A CMOS-integrated spintronic compute-in-memory macro for secure AI edge devices

A non-volatile compute-in-memory macro that is based on spin-transfer torque magnetic random-access memory can offer secure access control, data protection, rapid response times and high energy efficiency for dot-product edge computing. Artificial intelligence edge devices should offer high inference accuracy and rapid response times, as well as being energy efficient. Ensuring the security of these devices against malicious attacks and illegal access requires data protection mechanisms and secure access control.

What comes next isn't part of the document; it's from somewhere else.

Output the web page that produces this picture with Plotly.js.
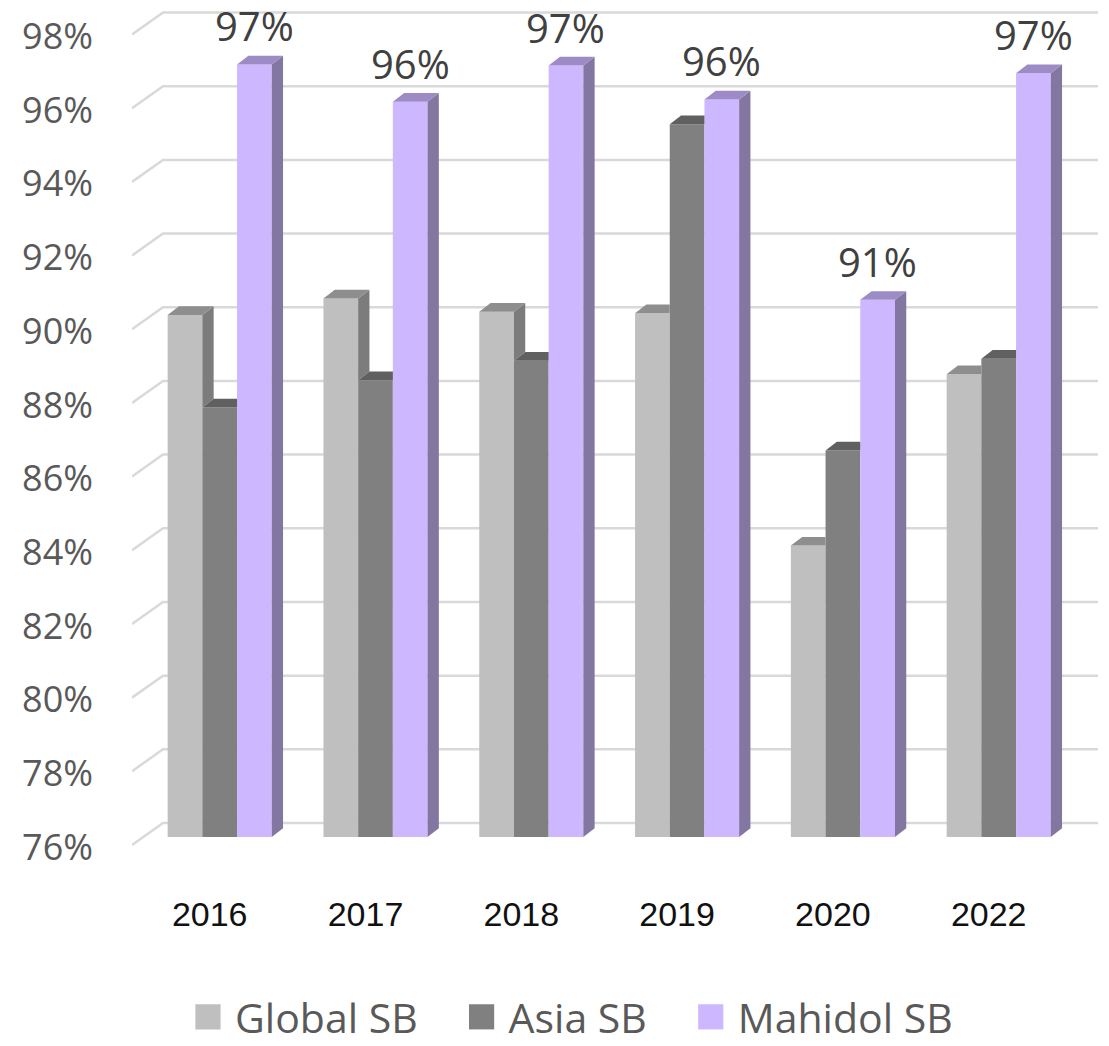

Here we report a spintronic non-volatile compute-in-memory macro for efficient dot-product edge computing with secure access control for activation, key and data protection against power-on and power-off probing. The approach relies on spintronic-based physically unclonable functions and two-dimensional half-complement physical encryption, as well as a snoop-proof self-decryption burst-read scheme in conjunction with a sparsity-and-rectified-linear-unit-aware early-termination compute-in-memory engine. The 6.6 megabit complementary metal-oxide-semiconductor (CMOS)-integrated macro uses 22 nm spin-transfer torque magnetic random-access memory technology. The macro achieves high randomness (inter-Hamming distance, 0.4999) and high reliability for physically unclonable functionality (intra-Hamming distance, 0), as well as a high energy efficiency for dot-product computation (between 30.1 and 68.0 tera-operations per second per watt).